El 17 de marzo del año 180 moría en el frente del Danubio, mientras dirigía la lucha contra los germanos, el emperador Marco Aurelio. Tenía cincuenta y nueve años. A pesar de que era de complexión débil y de que arrastraba varias enfermedades, obedeció al imperativo moral de dirigir la guerra en primera línea. Posiblemente la peste lo remató. El aspecto envejecido que muestra en la película Gladiator quizá no diste mucho de la realidad histórica.

Marco Aurelio había sido el último de una dinastía de «cinco emperadores buenos», los Antoninos, todos conectados con la provincia de la Bética: Galba, Trajano, Adriano, Antonino Pio y él mismo. El historiador inglés Edward Gibbon se refirió a esta etapa como «el período de la historia del mundo durante el cual la condición del género humano disfrutó de la máxima dicha y prosperidad». Ahora bien, es paradójico que Marco haya pasado a la posteridad como gobernante modélico, ya que ni creía en la posteridad ni tuvo vocación de gobernante. Consciente de la transitoriedad e insignificancia del ser humano, habría preferido dedicar su vida al cultivo de la filosofía estoica. Pero el destino, en el que él creía, le deparó otra suerte.

Aunque nacido en Roma, pertenecía a una noble familia, la de los Annio, oriunda de la Bética y, más concretamente, de Ucubi (actual Espejo). Una razón más para estudiar, reivindicar y poner en valor su legado inmaterial. De haber nacido en Estados Unidos, le habrían dedicado varios monumentos, fundaciones y cátedras de estudio, y, si me apuran, hasta un parque temático. En Córdoba ignoramos con altanería a ilustres paisanos como Séneca y Marco Aurelio, que sentaron las bases del pensamiento ético y político de Europa. A la muerte en el año 161 del emperador Antonino Pío, quien lo había designado como sucesor, Marco Aurelio se avino a blandir las riendas del imperio. Pero, en lugar de acaparar el poder para sí, sorpresivamente prefirió compartirlo con su hermano de adopción, Elio Vero. Si durante el mandato de Antonino Pío había primado la prosperidad en el imperio, a Marco Aurelio, que nunca aspiró a ampliar el dominio romano, le surgieron problemas y guerras en los cuatro puntos cardinales del territorio imperial. Incluso los éxitos se tornaban desgracias: los soldados que regresaron triunfantes de la guerra contra Partia introdujeron una virulenta peste en Italia, que diezmó la población. Hacia el final de su vida oyó con más tristeza que ira la noticia de que un gobernador que había sido su mano derecha, Casio Avidio, se había sublevado contra él en las provincias orientales. Su único comentario fue: «Desagradecido».

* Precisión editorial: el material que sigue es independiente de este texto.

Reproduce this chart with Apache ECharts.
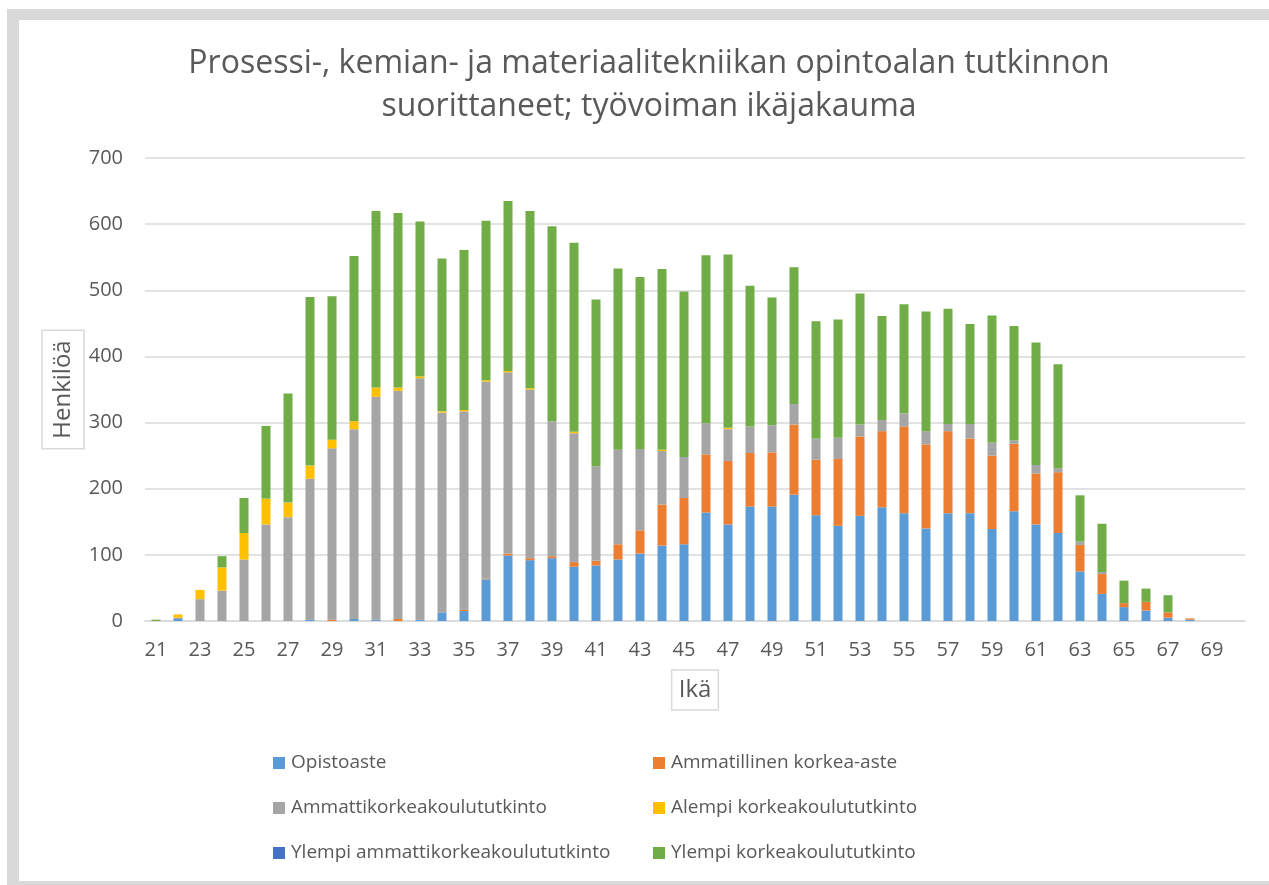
<!DOCTYPE html>
<html>
<head>
<meta charset="utf-8">
<script src="https://cdn.jsdelivr.net/npm/echarts@6/dist/echarts.min.js"></script>
<style>
  html, body { margin: 0; padding: 0; background: #fff; }
  #chart { width: 1269px; height: 885px; }
</style>
</head>
<body>
<div id="chart"></div>
<script>
// ages 21..70
var ages = ['21', '22', '23', '24', '25', '26', '27', '28', '29', '30',
  '31', '32', '33', '34', '35', '36', '37', '38', '39', '40',
  '41', '42', '43', '44', '45', '46', '47', '48', '49', '50',
  '51', '52', '53', '54', '55', '56', '57', '58', '59', '60',
  '61', '62', '63', '64', '65', '66', '67', '68', '69', '70'];

var opistoaste = [0, 3, 0, 0, 0, 0, 0, 2, 0, 3,
  2, 0, 2, 13, 15, 63, 99, 92, 95, 82,
  84, 93, 102, 114, 116, 164, 146, 173, 173, 191,
  160, 144, 159, 172, 163, 140, 163, 163, 139, 166,
  146, 133, 75, 41, 21, 16, 5, 2, 0, 0];

var ammatillinen = [0, 0, 0, 0, 0, 0, 0, 0, 2, 0,
  0, 3, 0, 0, 2, 1, 3, 3, 3, 7,
  7, 23, 35, 62, 70, 88, 96, 81, 82, 106,
  84, 101, 120, 115, 131, 127, 124, 113, 111, 102,
  77, 92, 40, 30, 6, 13, 8, 2, 0, 0];

var amk = [0, 2, 33, 46, 93, 146, 157, 213, 259, 287,
  337, 345, 365, 302, 300, 298, 274, 255, 204, 195,
  143, 143, 123, 81, 62, 47, 48, 40, 41, 31,
  32, 32, 18, 17, 20, 20, 11, 22, 20, 5,
  13, 6, 5, 3, 0, 0, 0, 0, 0, 0];

var alempiKk = [0, 5, 14, 35, 40, 39, 22, 20, 13, 12,
  14, 5, 3, 2, 2, 2, 2, 2, 0, 2,
  0, 0, 0, 2, 0, 0, 2, 0, 0, 0,
  0, 0, 0, 0, 0, 0, 0, 0, 0, 0,
  0, 0, 0, 0, 0, 0, 0, 0, 0, 0];

var ylempiAmk = [0, 0, 0, 0, 0, 0, 0, 0, 0, 0,
  0, 0, 0, 0, 0, 0, 0, 0, 0, 0,
  0, 0, 0, 0, 0, 0, 0, 0, 0, 0,
  0, 0, 0, 0, 0, 0, 0, 0, 0, 0,
  0, 0, 0, 0, 0, 0, 0, 0, 0, 0];

var ylempiKk = [2, 0, 0, 17, 53, 110, 165, 255, 217, 250,
  267, 264, 234, 231, 242, 241, 257, 268, 295, 286,
  252, 274, 260, 273, 250, 254, 262, 213, 193, 207,
  177, 179, 198, 157, 165, 181, 174, 151, 192, 173,
  185, 157, 70, 73, 34, 20, 26, 0, 0, 0];

var seriesNames = ['Opistoaste', 'Ammatillinen korkea-aste', 'Ammattikorkeakoulututkinto',
  'Alempi korkeakoulututkinto', 'Ylempi ammattikorkeakoulututkinto', 'Ylempi korkeakoulututkinto'];
var seriesData = [opistoaste, ammatillinen, amk, alempiKk, ylempiAmk, ylempiKk];
var colors = ['#5B9BD5', '#ED7D31', '#A5A5A5', '#FFC000', '#4472C4', '#70AD47'];

var font = '"Open Sans", sans-serif';
var textColor = '#595959';

var chart = echarts.init(document.getElementById('chart'));

var series = seriesNames.map(function (name, i) {
  return {
    name: name,
    type: 'bar',
    stack: 'total',
    barWidth: 9,
    itemStyle: { color: colors[i] },
    emphasis: { disabled: true },
    data: seriesData[i]
  };
});

chart.setOption({
  backgroundColor: '#fff',
  animation: false,
  color: colors,
  // grey frame round the chart area
  graphic: [
    { type: 'rect', z: -10, silent: true, shape: { x: 7, y: 9, width: 1300, height: 900 }, style: { fill: '#D9D9D9' } },
    { type: 'rect', z: -9, silent: true, shape: { x: 19, y: 20, width: 1300, height: 861 }, style: { fill: '#fff' } }
  ],
  title: {
    text: 'Prosessi-, kemian- ja materiaalitekniikan opintoalan tutkinnon\nsuorittaneet; työvoiman ikäjakauma',
    left: 644,
    textAlign: 'center',
    top: 37,
    textStyle: {
      fontFamily: font,
      fontSize: 32,
      fontWeight: 'normal',
      color: textColor,
      lineHeight: 43
    }
  },
  legend: {
    left: 268,
    top: 746,
    width: 800,
    itemWidth: 12,
    itemHeight: 12,
    itemGap: 21,
    icon: 'rect',
    selectedMode: false,
    textStyle: {
      fontFamily: font,
      fontSize: 19,
      color: textColor,
      width: 341,
      lineHeight: 24,
      padding: [0, 0, 0, 1]
    },
    data: seriesNames
  },
  grid: {
    left: 145,
    right: 24,
    top: 158,
    bottom: 264
  },
  xAxis: {
    type: 'category',
    data: ages,
    name: 'Ikä',
    nameLocation: 'middle',
    nameGap: 49,
    nameMoveOverlap: false,
    nameTextStyle: {
      fontFamily: font,
      fontSize: 24,
      color: textColor,
      borderColor: '#D9D9D9',
      borderWidth: 1.5,
      padding: [5, 7, 5, 7],
      lineHeight: 30
    },
    axisLine: { lineStyle: { color: '#D9D9D9', width: 1.5 } },
    axisTick: { show: false },
    axisLabel: {
      interval: 1,
      margin: 19,
      fontFamily: font,
      fontSize: 20,
      color: textColor
    }
  },
  yAxis: {
    type: 'value',
    min: 0,
    max: 700,
    interval: 100,
    name: 'Henkilöä',
    nameLocation: 'middle',
    nameGap: 61,
    nameMoveOverlap: false,
    nameRotate: 90,
    nameTextStyle: {
      fontFamily: font,
      fontSize: 24,
      color: textColor,
      borderColor: '#D9D9D9',
      borderWidth: 1.5,
      padding: [6, 10, 6, 10],
      lineHeight: 30
    },
    axisLine: { show: false },
    axisTick: { show: false },
    splitLine: { lineStyle: { color: '#D9D9D9', width: 1.5 } },
    axisLabel: {
      margin: 22,
      fontFamily: font,
      fontSize: 20,
      color: textColor
    }
  },
  series: series
});
</script>
</body>
</html>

Para gestionar tantas contrariedades, el emperador se refugió en la filosofía estoica. En la última década de su vida, pasada en el frente contra los bárbaros, redactó en griego, sin intención de publicarlas, una especie de reflexiones dirigidas a sí mismo que hoy conocemos con el título de Meditaciones. La lectura pausada de las Meditaciones nos muestra su grandeza y humildad. Marco cree que el mundo está regido por una providencia universal (llámese dios, naturaleza o destino), a la que el hombre debe someterse. Esta providencia nunca envía desgracias: las contrariedades solo lo son aparentemente, pero no afectan al hombre curtido en la filosofía, que se sabe capaz de ser feliz en mitad de su desgracia (o en Alaska, como diría Rafael Santandreu).

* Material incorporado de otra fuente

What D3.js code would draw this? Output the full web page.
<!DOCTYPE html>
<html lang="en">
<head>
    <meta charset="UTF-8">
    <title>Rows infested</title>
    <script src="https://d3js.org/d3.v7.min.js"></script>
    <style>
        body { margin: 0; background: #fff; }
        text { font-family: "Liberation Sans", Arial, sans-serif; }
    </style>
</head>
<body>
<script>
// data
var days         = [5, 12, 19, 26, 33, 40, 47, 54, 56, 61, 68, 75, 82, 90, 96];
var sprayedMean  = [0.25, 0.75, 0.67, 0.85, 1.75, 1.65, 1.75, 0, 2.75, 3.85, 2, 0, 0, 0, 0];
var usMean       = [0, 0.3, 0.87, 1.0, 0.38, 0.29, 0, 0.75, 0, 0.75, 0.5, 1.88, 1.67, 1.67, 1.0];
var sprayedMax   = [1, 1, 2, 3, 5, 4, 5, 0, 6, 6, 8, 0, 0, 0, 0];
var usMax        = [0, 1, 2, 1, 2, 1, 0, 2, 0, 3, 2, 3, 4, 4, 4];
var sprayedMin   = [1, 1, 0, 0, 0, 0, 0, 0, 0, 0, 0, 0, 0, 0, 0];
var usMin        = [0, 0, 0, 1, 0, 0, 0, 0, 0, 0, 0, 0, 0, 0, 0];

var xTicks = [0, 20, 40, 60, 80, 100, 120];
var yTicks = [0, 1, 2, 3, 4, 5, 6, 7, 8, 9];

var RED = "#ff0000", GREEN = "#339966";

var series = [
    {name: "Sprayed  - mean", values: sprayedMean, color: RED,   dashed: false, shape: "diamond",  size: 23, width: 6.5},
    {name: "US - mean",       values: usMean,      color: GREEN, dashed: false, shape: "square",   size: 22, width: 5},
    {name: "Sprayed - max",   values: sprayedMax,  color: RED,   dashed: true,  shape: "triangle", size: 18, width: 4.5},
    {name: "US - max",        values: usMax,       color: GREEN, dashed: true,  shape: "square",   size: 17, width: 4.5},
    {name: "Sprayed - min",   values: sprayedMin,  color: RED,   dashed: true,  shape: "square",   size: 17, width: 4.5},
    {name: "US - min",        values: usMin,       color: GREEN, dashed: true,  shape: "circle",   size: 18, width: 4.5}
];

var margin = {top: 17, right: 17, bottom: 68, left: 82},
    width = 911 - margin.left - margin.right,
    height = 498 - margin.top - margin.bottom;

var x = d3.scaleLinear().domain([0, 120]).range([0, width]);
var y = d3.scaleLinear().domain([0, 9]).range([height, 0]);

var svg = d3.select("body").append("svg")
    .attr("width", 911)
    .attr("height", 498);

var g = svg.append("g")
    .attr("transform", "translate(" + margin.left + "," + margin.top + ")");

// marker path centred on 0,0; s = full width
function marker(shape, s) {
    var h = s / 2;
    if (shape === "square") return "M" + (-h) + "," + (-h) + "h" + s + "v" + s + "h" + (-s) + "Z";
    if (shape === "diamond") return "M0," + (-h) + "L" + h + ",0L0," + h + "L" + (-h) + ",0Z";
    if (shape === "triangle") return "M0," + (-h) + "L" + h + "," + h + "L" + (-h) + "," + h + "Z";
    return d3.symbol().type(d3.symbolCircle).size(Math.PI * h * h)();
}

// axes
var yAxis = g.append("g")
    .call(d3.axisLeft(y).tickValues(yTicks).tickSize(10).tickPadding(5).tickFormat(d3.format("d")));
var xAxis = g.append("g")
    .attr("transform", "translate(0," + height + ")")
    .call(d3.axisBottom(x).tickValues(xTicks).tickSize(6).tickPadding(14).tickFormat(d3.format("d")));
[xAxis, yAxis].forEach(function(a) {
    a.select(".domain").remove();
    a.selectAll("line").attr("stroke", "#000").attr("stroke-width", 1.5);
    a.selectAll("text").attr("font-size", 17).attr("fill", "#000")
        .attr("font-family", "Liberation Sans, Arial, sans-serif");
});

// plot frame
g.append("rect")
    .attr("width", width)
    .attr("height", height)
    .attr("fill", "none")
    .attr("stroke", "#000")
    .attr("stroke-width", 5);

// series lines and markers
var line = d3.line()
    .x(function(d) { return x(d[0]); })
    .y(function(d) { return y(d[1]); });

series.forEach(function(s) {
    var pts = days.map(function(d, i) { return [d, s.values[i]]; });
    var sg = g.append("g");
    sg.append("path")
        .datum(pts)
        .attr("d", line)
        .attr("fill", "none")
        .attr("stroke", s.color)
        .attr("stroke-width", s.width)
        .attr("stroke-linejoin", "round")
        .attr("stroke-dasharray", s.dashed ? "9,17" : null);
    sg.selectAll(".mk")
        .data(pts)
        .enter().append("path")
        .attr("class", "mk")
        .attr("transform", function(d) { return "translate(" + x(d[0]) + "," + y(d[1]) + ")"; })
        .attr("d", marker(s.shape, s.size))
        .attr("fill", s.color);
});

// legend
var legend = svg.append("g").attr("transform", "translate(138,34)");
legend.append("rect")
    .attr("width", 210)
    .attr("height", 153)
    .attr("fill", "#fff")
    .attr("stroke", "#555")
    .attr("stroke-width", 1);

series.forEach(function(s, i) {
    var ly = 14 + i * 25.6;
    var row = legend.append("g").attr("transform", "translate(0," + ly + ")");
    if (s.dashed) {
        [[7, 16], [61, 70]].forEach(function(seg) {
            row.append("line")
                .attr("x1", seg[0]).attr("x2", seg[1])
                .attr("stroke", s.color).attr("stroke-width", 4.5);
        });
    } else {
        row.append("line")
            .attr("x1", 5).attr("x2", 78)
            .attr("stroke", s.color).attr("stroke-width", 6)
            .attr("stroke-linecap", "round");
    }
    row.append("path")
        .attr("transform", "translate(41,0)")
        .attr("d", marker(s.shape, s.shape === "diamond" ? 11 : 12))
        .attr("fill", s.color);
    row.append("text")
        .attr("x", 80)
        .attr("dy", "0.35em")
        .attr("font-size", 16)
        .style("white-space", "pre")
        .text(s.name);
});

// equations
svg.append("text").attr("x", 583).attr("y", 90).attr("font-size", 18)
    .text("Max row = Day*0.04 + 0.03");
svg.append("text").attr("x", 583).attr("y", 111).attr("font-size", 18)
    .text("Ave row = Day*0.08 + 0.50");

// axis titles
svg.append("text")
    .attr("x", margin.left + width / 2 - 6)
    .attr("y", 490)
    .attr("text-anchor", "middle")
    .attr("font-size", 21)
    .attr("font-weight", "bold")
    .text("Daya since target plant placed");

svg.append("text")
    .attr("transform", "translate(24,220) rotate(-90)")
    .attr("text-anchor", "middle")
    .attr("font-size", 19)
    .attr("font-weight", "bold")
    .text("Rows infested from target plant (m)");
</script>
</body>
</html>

En la teoría y praxis política, Marco Aurelio también tiene mucho que enseñar al mundo moderno, sobre todo si lo comparamos con la corrupción y el afán de poder que dominan la palestra política. En sus reflexiones se amonesta a sí mismo para que el poder no se le suba a la cabeza: «no cesarices». Nunca cedió a la tentación del autoritarismo. Antes bien, sabía escuchar y dejarse asesorar. Postulaba que los intereses particulares debían subordinarse al bien común. Fue enemigo de la corrupción; el poder no lo enriqueció, sino todo lo contrario: sacó a pública subasta las propiedades imperiales para salvar una situación de bancarrota. Legisló como un gobernante ilustrado para mejorar el estatus de algunos colectivos discriminados, como las mujeres y los esclavos; sin prohibirlos, restringió el boato y frecuencia de los juegos gladiatorios, que, como a Séneca, le repelían. Abrigaba el sentimiento sombrío de que poco se puede hacer desde el poder para cambiar la naturaleza de un pueblo. Hacia el final de su vida no sentía satisfacción por la labor realizada ni esperanza de posteridad. En ambos puntos se equivocó. El historiador antiguo Casio Dion le rindió un sentido homenaje con la frase «No tuvo la buena suerte que merecía». Hoy lo recordamos como el buen emperador que no quiso reinar.